В семье двое детей – бой энд гёрл. Почему не сын и дочь, мальчик и девочка? Для «колорита» хватило бы уже известных кока-колы, джина, виски – так нет же: люди ужинают жареными чикенз, покупают «бутылочки с джинжер эль», потягивают оранджус. Писавшийся у нас когда-то на французский манер оранжад давным-давно уступил место апельсиновому соку – зачем же теперь его переводить на английский?
Зачем читателю спотыкаться о джинжер эль, да еще почему-то несклоняемый?
Конец 1971 года. В Нью-Йорке – митинг сторонников мира. По словам журналиста, оратор призывает: «Все, кто требует… немедленного прекращения войны, кричите “Ай”!»

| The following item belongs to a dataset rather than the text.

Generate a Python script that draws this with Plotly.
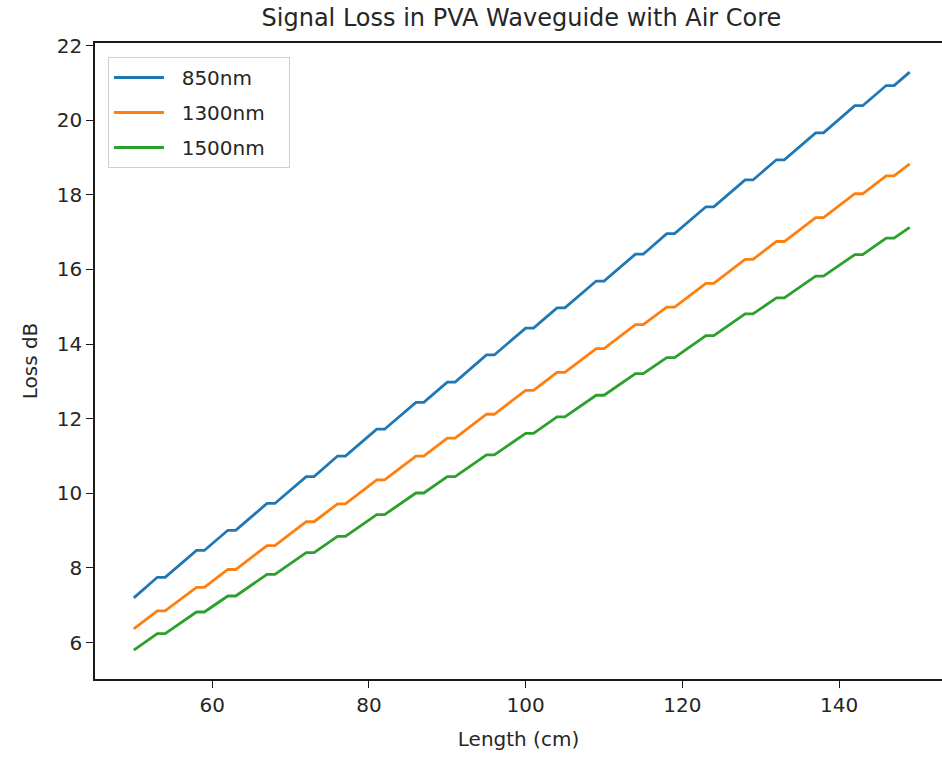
import plotly.graph_objects as go

# Length (cm) at the vertices of the stepped lines (start, flat segments, end)
length_cm = [50, 53, 54, 58, 59, 62, 63, 67, 68, 72, 73, 76, 77, 81, 82, 86, 87,
             90, 91, 95, 96, 100, 101, 104, 105, 109, 110, 114, 115, 118, 119,
             123, 124, 128, 129, 132, 133, 137, 138, 142, 143, 146, 147, 149]

loss_850 = [7.20, 7.75, 7.75, 8.47, 8.47, 9.01, 9.01, 9.73, 9.73, 10.45, 10.45,
            11.00, 11.00, 11.72, 11.72, 12.44, 12.44, 12.98, 12.98, 13.71, 13.71,
            14.43, 14.43, 14.97, 14.97, 15.69, 15.69, 16.41, 16.41, 16.96, 16.96,
            17.68, 17.68, 18.40, 18.40, 18.94, 18.94, 19.66, 19.66, 20.39, 20.39,
            20.93, 20.93, 21.29]

loss_1300 = [6.37, 6.85, 6.85, 7.48, 7.48, 7.96, 7.96, 8.60, 8.60, 9.24, 9.24,
             9.72, 9.72, 10.36, 10.36, 11.00, 11.00, 11.48, 11.48, 12.12, 12.12,
             12.76, 12.76, 13.24, 13.24, 13.88, 13.88, 14.52, 14.52, 14.99, 14.99,
             15.63, 15.63, 16.27, 16.27, 16.75, 16.75, 17.39, 17.39, 18.03, 18.03,
             18.51, 18.51, 18.83]

loss_1500 = [5.80, 6.24, 6.24, 6.82, 6.82, 7.25, 7.25, 7.83, 7.83, 8.41, 8.41,
             8.85, 8.85, 9.43, 9.43, 10.01, 10.01, 10.45, 10.45, 11.03, 11.03,
             11.61, 11.61, 12.05, 12.05, 12.63, 12.63, 13.21, 13.21, 13.64, 13.64,
             14.23, 14.23, 14.81, 14.81, 15.24, 15.24, 15.82, 15.82, 16.40, 16.40,
             16.84, 16.84, 17.13]

series_names = ["850nm", "1300nm", "1500nm"]
series_values = [loss_850, loss_1300, loss_1500]
series_colors = ["#1f77b4", "#ff7f0e", "#2ca02c"]

x_ticks = [60, 80, 100, 120, 140]
y_ticks = [6, 8, 10, 12, 14, 16, 18, 20, 22]

FONT = "DejaVu Sans"
TXT = "#262626"
NB = "\u00a0"

fig = go.Figure()
for i, (name, vals, col) in enumerate(zip(series_names, series_values, series_colors)):
    fig.add_trace(go.Scatter(
        x=length_cm, y=vals, mode="lines", name=NB * 2 + name + NB * 3,
        line=dict(color=col, width=2.8), legendgroup=f"g{i}",
    ))

fig.update_layout(
    width=942, height=757,
    margin=dict(l=95, r=0, t=43, b=78, autoexpand=False),
    paper_bgcolor="white", plot_bgcolor="white",
    font=dict(family=FONT, size=20, color=TXT),
    title=dict(text="Signal Loss in PVA Waveguide with Air Core",
               x=0.5035, xref="paper", xanchor="center",
               y=1 - 18 / 757, yref="container", yanchor="middle",
               automargin=False,
               font=dict(family=FONT, size=24, color=TXT)),
    showlegend=True,
    legend=dict(x=0.0153, y=0.978, xanchor="left", yanchor="top",
                bgcolor="rgba(255,255,255,0.8)", bordercolor="#d0d0d0", borderwidth=1,
                font=dict(family=FONT, size=20, color=TXT),
                tracegroupgap=6, itemwidth=50),
)

fig.update_xaxes(
    range=[45.05, 153.12], tickvals=x_ticks, ticktext=[str(v) for v in x_ticks],
    automargin=False,
    showgrid=False, zeroline=False,
    showline=True, linecolor="#1a1a1a", linewidth=1.6, mirror=True,
    ticks="outside", ticklen=7, tickwidth=1.4, tickcolor="#1a1a1a",
    tickfont=dict(family=FONT, size=20, color=TXT),
    title=dict(text="Length (cm)", font=dict(family=FONT, size=20, color=TXT), standoff=16),
)
fig.update_yaxes(
    range=[5.025, 22.07], tickvals=y_ticks, ticktext=[str(v) for v in y_ticks],
    automargin=False,
    showgrid=False, zeroline=False,
    showline=True, linecolor="#1a1a1a", linewidth=1.6, mirror=False,
    ticks="outside", ticklen=7, tickwidth=1.4, tickcolor="#1a1a1a",
    tickfont=dict(family=FONT, size=20, color=TXT),
    title=dict(text="Loss dB", font=dict(family=FONT, size=20, color=TXT), standoff=14),
)

fig.write_html(
    "out.html",
    config={"displayModeBar": False},
    post_script=("document.body.style.margin='0';"
                 "document.body.style.overflow='hidden';"
                 "document.documentElement.style.overflow='hidden';"),
)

– Ай! – мощно ответил зал.
– Ну а те, кто хочет победы во Вьетнаме, кричите «Ней»! – Гробовое молчание.
Что это значит? По смыслу читатель угадает: да и нет. Но сперва его наверняка смутит это «ай». Оно не похоже даже на знакомое многим «йес». А у нас ай – вскрик боли, испуга.
В газетном очерке четырежды введена сабурбия – спрашивается, чем автору очерка не угодил пригород? Тут же четырежды басинг с пояснением в скобках: «от слова bus – автобус». Без счета – десегрегированная школа и еще многое. Даже не поймешь, на каком языке это написано! Все это можно передать по-русски: совместная школа, совместное обучение белых и черных, школьные автобусы и «битва» за них.
А уж с сабурбиями надо воевать без пощады, не то скоро нам придется читать по-русски с помощью английского словаря!